How to Make One in Three Steps
You don’t need editing software or technical skills. Here’s how it works:
Step 1: Choose your character. A clear photo with a visible face works best. Selfies, character art, and anime portraits all animate well. Avoid blurry backgrounds or overly crowded scenes — the AI needs clean subject separation.
Step 2: Pick your dance reference. Most platforms offer template libraries covering K-pop, hip-hop, shuffle, and meme dances. You can also upload a 10-30 second clip from TikTok as your reference. Shorter, cleaner clips tend to produce better results than full performances.
Step 3: Generate and review. Processing takes between 30 seconds and a few minutes depending on resolution and the model. Check the hands and lower body specifically — if those look off, try a shorter reference clip or a different model.

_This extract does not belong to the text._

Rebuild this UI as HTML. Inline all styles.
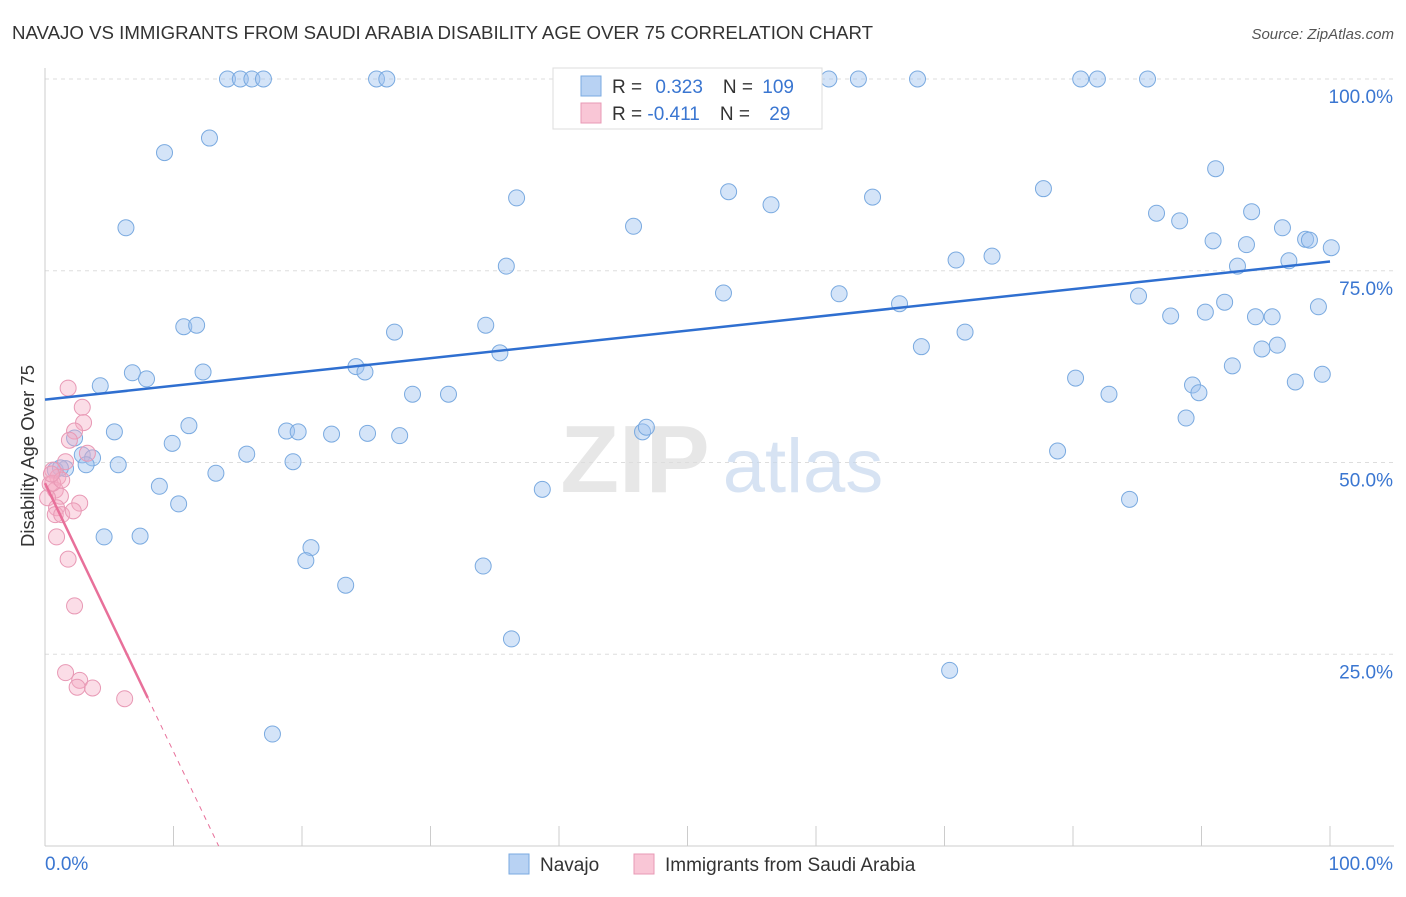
<!DOCTYPE html>
<html><head><meta charset="utf-8">
<style>
body{margin:0;background:#fff;font-family:"Liberation Sans",sans-serif;}
svg text{font-family:"Liberation Sans",sans-serif;}
</style></head>
<body>
<svg id="chart" width="1406" height="892" viewBox="0 0 1406 892">
<text x="12" y="39" font-size="18" fill="#333" textLength="861" lengthAdjust="spacingAndGlyphs">NAVAJO VS IMMIGRANTS FROM SAUDI ARABIA DISABILITY AGE OVER 75 CORRELATION CHART</text>
<text x="1394" y="39" font-size="15" fill="#555" font-style="italic" text-anchor="end">Source: ZipAtlas.com</text>
<g id="grid"></g>
<g id="watermark">
<text x="635" y="492" font-size="96" fill="#ddd" font-family="Liberation Serif" text-anchor="middle" font-weight="bold" opacity="0.7">ZIP</text>
<text x="803" y="492" font-size="76" fill="#c7d8ee" text-anchor="middle" opacity="0.7">atlas</text>
</g>
<g id="axes"></g>
<g id="marks"></g>
<text transform="translate(34,456) rotate(-90)" font-size="18.5" fill="#333" text-anchor="middle">Disability Age Over 75</text>
<g>
<rect x="553" y="68" width="269" height="61" fill="#fff" stroke="#ddd"/>
<rect x="581" y="76" width="20" height="20" fill="#b8d2f3" stroke="#7aaae0"/>
<rect x="581" y="103" width="20" height="20" fill="#f9c6d6" stroke="#e899b5"/>
<text x="612" y="93" font-size="19" fill="#333">R = <tspan fill="#3a76d1" dx="8">0.323</tspan><tspan dx="20" fill="#333">N = </tspan><tspan fill="#3a76d1" dx="4">109</tspan></text>
<text x="612" y="120" font-size="19" fill="#333">R = <tspan fill="#3a76d1">-0.411</tspan><tspan dx="20" fill="#333">N = </tspan><tspan fill="#3a76d1" dx="14">29</tspan></text>
</g>
<g>
<rect x="509" y="854" width="20" height="20" fill="#b8d2f3" stroke="#7aaae0"/>
<text x="540" y="871" font-size="19" fill="#333">Navajo</text>
<rect x="634" y="854" width="20" height="20" fill="#f9c6d6" stroke="#e899b5"/>
<text x="665" y="871" font-size="19" fill="#333">Immigrants from Saudi Arabia</text>
</g>
</svg>
<script>
const yTicks=[25,50,75,100];
const yTickLabels=["25.0%","50.0%","75.0%","100.0%"];
const xTicks=[0,10,20,30,40,50,60,70,80,90,100];
const navajoX=[14.2,15.2,16.1,17.0,25.8,26.6,40.6,61.0,63.3,67.9,80.6,81.9,85.8,12.8,9.3,6.3,36.7,53.2,56.5,64.4,77.7,91.1,45.8,86.5,88.3,93.9,90.9,93.5,96.3,98.1,98.4,100.1,35.9,70.9,73.7,92.8,96.8,52.8,61.8,66.5,85.1,91.8,87.6,90.3,94.2,95.5,99.1,10.8,11.8,27.2,34.3,71.6,68.2,94.7,95.9,35.4,92.4,99.4,97.3,24.2,24.9,6.8,7.9,12.3,4.3,28.6,31.4,80.2,82.8,89.3,89.8,88.8,5.4,11.2,18.8,19.7,22.3,25.1,27.6,46.5,46.8,9.9,2.3,15.7,19.3,2.9,3.7,3.2,5.7,1.6,0.8,1.2,13.3,78.8,8.9,38.7,84.4,10.4,4.6,7.4,20.7,20.3,23.4,34.1,36.3,70.4,17.7];
const navajoY=[100,100,100,100,100,100,100,100,100,100,100,100,100,92.3,90.4,80.6,84.5,85.3,83.6,84.6,85.7,88.3,80.8,82.5,81.5,82.7,78.9,78.4,80.6,79.1,79.0,78.0,75.6,76.4,76.9,75.6,76.3,72.1,72.0,70.7,71.7,70.9,69.1,69.6,69.0,69.0,70.3,67.7,67.9,67.0,67.9,67.0,65.1,64.8,65.3,64.3,62.6,61.5,60.5,62.5,61.8,61.7,60.9,61.8,60.0,58.9,58.9,61.0,58.9,60.1,59.1,55.8,54.0,54.8,54.1,54.0,53.7,53.8,53.5,54.0,54.6,52.5,53.2,51.1,50.1,51.0,50.6,49.7,49.7,49.2,49.0,49.3,48.6,51.5,46.9,46.5,45.2,44.6,40.3,40.4,38.9,37.2,34.0,36.5,27.0,22.9,14.6];
const saudiX=[1.8,2.9,3.0,2.3,1.9,3.3,1.6,0.6,1.0,0.4,0.8,1.2,0.2,2.7,0.9,0.8,1.3,2.2,0.9,1.8,2.3,1.6,2.7,2.5,3.7,6.2,0.6,1.3,0.5];
const saudiY=[59.7,57.2,55.2,54.1,52.9,51.2,50.1,49.0,48.1,47.2,46.4,45.6,45.4,44.7,44.1,43.2,43.2,43.7,40.3,37.4,31.3,22.6,21.6,20.7,20.6,19.2,47.3,47.7,48.5];
const navajoTrend=[58.2,76.2];
const saudiTrend=[47.3,-3.5];
const saudiSolidEnd=8;

const X0=45,X1=1330,Y0=846,Y100=79;
const sx=v=>X0+(X1-X0)*v/100;
const sy=v=>Y0-(Y0-Y100)*v/100;
const NS="http://www.w3.org/2000/svg";
function mk(tag,attrs,parent){const e=document.createElementNS(NS,tag);for(const k in attrs)e.setAttribute(k,attrs[k]);parent.appendChild(e);return e;}
const grid=document.getElementById('grid'),axes=document.getElementById('axes'),marks=document.getElementById('marks');
yTicks.forEach((t,i)=>{
  const l=mk('line',{x1:45,x2:1394,y1:sy(t),y2:sy(t),stroke:'#ddd','stroke-dasharray':'4,4'},grid);
  
  
  const tx=mk('text',{x:1393,y:sy(t)+24,'font-size':19,fill:'#3a76d1','text-anchor':'end'},axes);
  tx.textContent=yTickLabels[i];
  
  
});
const ax=mk('line',{x1:45,x2:45,y1:68,y2:846,stroke:'#ccc'},axes);


const bx=mk('line',{x1:45,x2:1394,y1:846,y2:846,stroke:'#ccc'},axes);


xTicks.forEach(t=>{
  const l=mk('line',{x1:sx(t),x2:sx(t),y1:826,y2:846,stroke:'#ccc'},axes);
  
  
});
const xl0=mk('text',{x:45,y:870,'font-size':19,fill:'#3a76d1'},axes);xl0.textContent='0.0%';


const xl1=mk('text',{x:1393,y:870,'font-size':19,fill:'#3a76d1','text-anchor':'end'},axes);xl1.textContent='100.0%';



navajoX.forEach((x,i)=>{
  const c=mk('circle',{cx:sx(x),cy:sy(navajoY[i]),r:8,fill:'rgba(160,196,240,0.45)',stroke:'#7aaae0','stroke-width':1},marks);
  
  
});
saudiX.forEach((x,i)=>{
  const c=mk('circle',{cx:sx(x),cy:sy(saudiY[i]),r:8,fill:'rgba(245,170,195,0.4)',stroke:'#e899b5','stroke-width':1},marks);
  
  
});
const nt=mk('line',{x1:sx(0),y1:sy(navajoTrend[0]),x2:sx(100),y2:sy(navajoTrend[1]),stroke:'#2f6fd0','stroke-width':2.5},marks);


const sf=x=>saudiTrend[0]+saudiTrend[1]*x;
const xEnd=-saudiTrend[0]/saudiTrend[1];
const st=mk('line',{x1:sx(0),y1:sy(sf(0)),x2:sx(saudiSolidEnd),y2:sy(sf(saudiSolidEnd)),stroke:'#e8709a','stroke-width':2.5},marks);


const sd=mk('line',{x1:sx(saudiSolidEnd),y1:sy(sf(saudiSolidEnd)),x2:sx(xEnd),y2:sy(0),stroke:'#e8709a','stroke-width':1,'stroke-dasharray':'5,5'},marks);


</script>
</body></html>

All-in-one platforms like iMideo let you switch between multiple AI models in one workspace, which matters here because different models handle different dance styles better. Kling Motion Control is strong on realistic human movement. Other models work better for stylized or animated characters.

What to Look for in a Dance Generator
The market is crowded right now — Viggle AI, CapCut’s AI templates, Overchat, and dedicated motion tools all compete here. A few things worth checking before you commit to a platform:
Model access. Free tiers often limit you to one or two models. If you want to experiment across dance styles, you want access to Kling, Seedance, or Wan-based options.
Reference video length. Some platforms cap uploads at 10 seconds; others handle up to 30. For choreography with a full sequence, longer is better.
Commercial use terms. If you’re making content for a brand, check whether the platform allows commercial output. Most do, but the terms vary and it’s worth five minutes to verify.
Speed. This matters when you’re chasing a trending sound. The best AI dance generator for trend-reactive content is the one that delivers results in under two minutes, not 20.
The Part Most People Overlook
Good AI dance content still needs a good idea behind it. The motion transfer handles the mechanics — you still provide the concept. A bland photo of a standing person produces a bland animated video. Something with personality — a distinctive character, an unexpected subject, or a funny context — makes the result worth sharing.
The AI removes the technical barrier. The creative judgment stays with you. That split is probably why this format has lasted longer than most predicted: it scales production without removing the human element that makes content actually interesting.